THE REQUEST
Your job is to retype all of the data word for word, leaving every image out.
=== DATASET EXCERPT ===
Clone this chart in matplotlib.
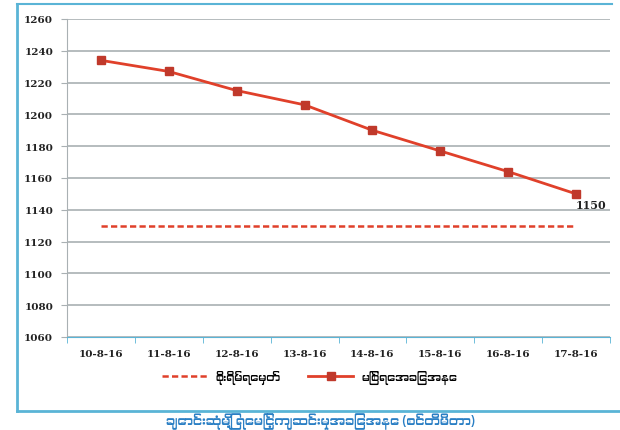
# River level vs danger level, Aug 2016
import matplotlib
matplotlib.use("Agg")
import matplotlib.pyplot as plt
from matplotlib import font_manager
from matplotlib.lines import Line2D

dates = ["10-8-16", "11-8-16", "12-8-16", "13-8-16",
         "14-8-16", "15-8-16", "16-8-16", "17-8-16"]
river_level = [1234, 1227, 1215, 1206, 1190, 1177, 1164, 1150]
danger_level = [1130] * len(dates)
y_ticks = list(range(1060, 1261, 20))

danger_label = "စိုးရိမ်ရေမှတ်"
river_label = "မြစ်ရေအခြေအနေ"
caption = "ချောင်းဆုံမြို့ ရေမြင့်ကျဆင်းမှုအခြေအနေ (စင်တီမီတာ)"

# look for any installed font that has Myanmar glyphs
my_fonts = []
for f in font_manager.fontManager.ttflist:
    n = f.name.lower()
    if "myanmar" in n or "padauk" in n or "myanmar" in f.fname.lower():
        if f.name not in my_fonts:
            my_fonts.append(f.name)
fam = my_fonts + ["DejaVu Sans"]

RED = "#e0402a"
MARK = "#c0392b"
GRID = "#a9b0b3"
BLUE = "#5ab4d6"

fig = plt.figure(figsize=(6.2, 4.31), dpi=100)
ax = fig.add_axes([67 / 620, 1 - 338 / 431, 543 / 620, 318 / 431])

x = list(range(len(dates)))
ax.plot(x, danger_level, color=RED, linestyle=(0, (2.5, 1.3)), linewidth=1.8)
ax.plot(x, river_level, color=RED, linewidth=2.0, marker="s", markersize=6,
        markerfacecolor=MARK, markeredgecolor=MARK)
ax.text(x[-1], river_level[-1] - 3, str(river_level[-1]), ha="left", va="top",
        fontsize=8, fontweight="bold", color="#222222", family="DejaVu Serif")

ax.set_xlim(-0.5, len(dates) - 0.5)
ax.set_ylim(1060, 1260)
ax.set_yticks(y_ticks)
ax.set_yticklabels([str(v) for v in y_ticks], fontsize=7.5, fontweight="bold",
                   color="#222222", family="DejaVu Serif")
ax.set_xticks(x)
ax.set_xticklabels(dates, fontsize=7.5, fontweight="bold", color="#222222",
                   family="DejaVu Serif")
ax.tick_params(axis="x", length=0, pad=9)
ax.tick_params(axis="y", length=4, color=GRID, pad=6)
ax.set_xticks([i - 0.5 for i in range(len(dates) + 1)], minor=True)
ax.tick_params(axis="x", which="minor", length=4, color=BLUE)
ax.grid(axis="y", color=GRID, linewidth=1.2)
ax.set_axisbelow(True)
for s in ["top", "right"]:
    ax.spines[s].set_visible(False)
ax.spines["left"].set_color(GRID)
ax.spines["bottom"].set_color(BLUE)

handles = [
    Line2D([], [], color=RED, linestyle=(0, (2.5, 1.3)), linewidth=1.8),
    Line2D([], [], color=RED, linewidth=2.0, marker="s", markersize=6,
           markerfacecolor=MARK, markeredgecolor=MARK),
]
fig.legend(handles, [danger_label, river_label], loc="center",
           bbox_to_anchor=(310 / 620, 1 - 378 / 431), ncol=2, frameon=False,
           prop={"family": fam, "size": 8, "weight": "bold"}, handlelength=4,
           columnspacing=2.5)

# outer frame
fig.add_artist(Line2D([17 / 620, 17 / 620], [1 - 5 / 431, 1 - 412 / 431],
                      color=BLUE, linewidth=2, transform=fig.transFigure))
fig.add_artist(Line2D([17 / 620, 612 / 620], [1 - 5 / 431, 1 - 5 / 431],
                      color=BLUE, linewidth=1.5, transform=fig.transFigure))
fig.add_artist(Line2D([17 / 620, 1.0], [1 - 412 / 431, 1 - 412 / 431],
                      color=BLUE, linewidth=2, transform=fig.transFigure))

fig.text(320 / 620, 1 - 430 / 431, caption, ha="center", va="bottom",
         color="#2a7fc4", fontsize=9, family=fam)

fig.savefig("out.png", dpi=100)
===
OUTPUT BELOW
Clone this chart in matplotlib.
# River level vs danger level, Aug 2016
import matplotlib
matplotlib.use("Agg")
import matplotlib.pyplot as plt
from matplotlib import font_manager
from matplotlib.lines import Line2D

dates = ["10-8-16", "11-8-16", "12-8-16", "13-8-16",
         "14-8-16", "15-8-16", "16-8-16", "17-8-16"]
river_level = [1234, 1227, 1215, 1206, 1190, 1177, 1164, 1150]
danger_level = [1130] * len(dates)
y_ticks = list(range(1060, 1261, 20))

danger_label = "စိုးရိမ်ရေမှတ်"
river_label = "မြစ်ရေအခြေအနေ"
caption = "ချောင်းဆုံမြို့ ရေမြင့်ကျဆင်းမှုအခြေအနေ (စင်တီမီတာ)"

# look for any installed font that has Myanmar glyphs
my_fonts = []
for f in font_manager.fontManager.ttflist:
    n = f.name.lower()
    if "myanmar" in n or "padauk" in n or "myanmar" in f.fname.lower():
        if f.name not in my_fonts:
            my_fonts.append(f.name)
fam = my_fonts + ["DejaVu Sans"]

RED = "#e0402a"
MARK = "#c0392b"
GRID = "#a9b0b3"
BLUE = "#5ab4d6"

fig = plt.figure(figsize=(6.2, 4.31), dpi=100)
ax = fig.add_axes([67 / 620, 1 - 338 / 431, 543 / 620, 318 / 431])

x = list(range(len(dates)))
ax.plot(x, danger_level, color=RED, linestyle=(0, (2.5, 1.3)), linewidth=1.8)
ax.plot(x, river_level, color=RED, linewidth=2.0, marker="s", markersize=6,
        markerfacecolor=MARK, markeredgecolor=MARK)
ax.text(x[-1], river_level[-1] - 3, str(river_level[-1]), ha="left", va="top",
        fontsize=8, fontweight="bold", color="#222222", family="DejaVu Serif")

ax.set_xlim(-0.5, len(dates) - 0.5)
ax.set_ylim(1060, 1260)
ax.set_yticks(y_ticks)
ax.set_yticklabels([str(v) for v in y_ticks], fontsize=7.5, fontweight="bold",
                   color="#222222", family="DejaVu Serif")
ax.set_xticks(x)
ax.set_xticklabels(dates, fontsize=7.5, fontweight="bold", color="#222222",
                   family="DejaVu Serif")
ax.tick_params(axis="x", length=0, pad=9)
ax.tick_params(axis="y", length=4, color=GRID, pad=6)
ax.set_xticks([i - 0.5 for i in range(len(dates) + 1)], minor=True)
ax.tick_params(axis="x", which="minor", length=4, color=BLUE)
ax.grid(axis="y", color=GRID, linewidth=1.2)
ax.set_axisbelow(True)
for s in ["top", "right"]:
    ax.spines[s].set_visible(False)
ax.spines["left"].set_color(GRID)
ax.spines["bottom"].set_color(BLUE)

handles = [
    Line2D([], [], color=RED, linestyle=(0, (2.5, 1.3)), linewidth=1.8),
    Line2D([], [], color=RED, linewidth=2.0, marker="s", markersize=6,
           markerfacecolor=MARK, markeredgecolor=MARK),
]
fig.legend(handles, [danger_label, river_label], loc="center",
           bbox_to_anchor=(310 / 620, 1 - 378 / 431), ncol=2, frameon=False,
           prop={"family": fam, "size": 8, "weight": "bold"}, handlelength=4,
           columnspacing=2.5)

# outer frame
fig.add_artist(Line2D([17 / 620, 17 / 620], [1 - 5 / 431, 1 - 412 / 431],
                      color=BLUE, linewidth=2, transform=fig.transFigure))
fig.add_artist(Line2D([17 / 620, 612 / 620], [1 - 5 / 431, 1 - 5 / 431],
                      color=BLUE, linewidth=1.5, transform=fig.transFigure))
fig.add_artist(Line2D([17 / 620, 1.0], [1 - 412 / 431, 1 - 412 / 431],
                      color=BLUE, linewidth=2, transform=fig.transFigure))

fig.text(320 / 620, 1 - 430 / 431, caption, ha="center", va="bottom",
         color="#2a7fc4", fontsize=9, family=fam)

fig.savefig("out.png", dpi=100)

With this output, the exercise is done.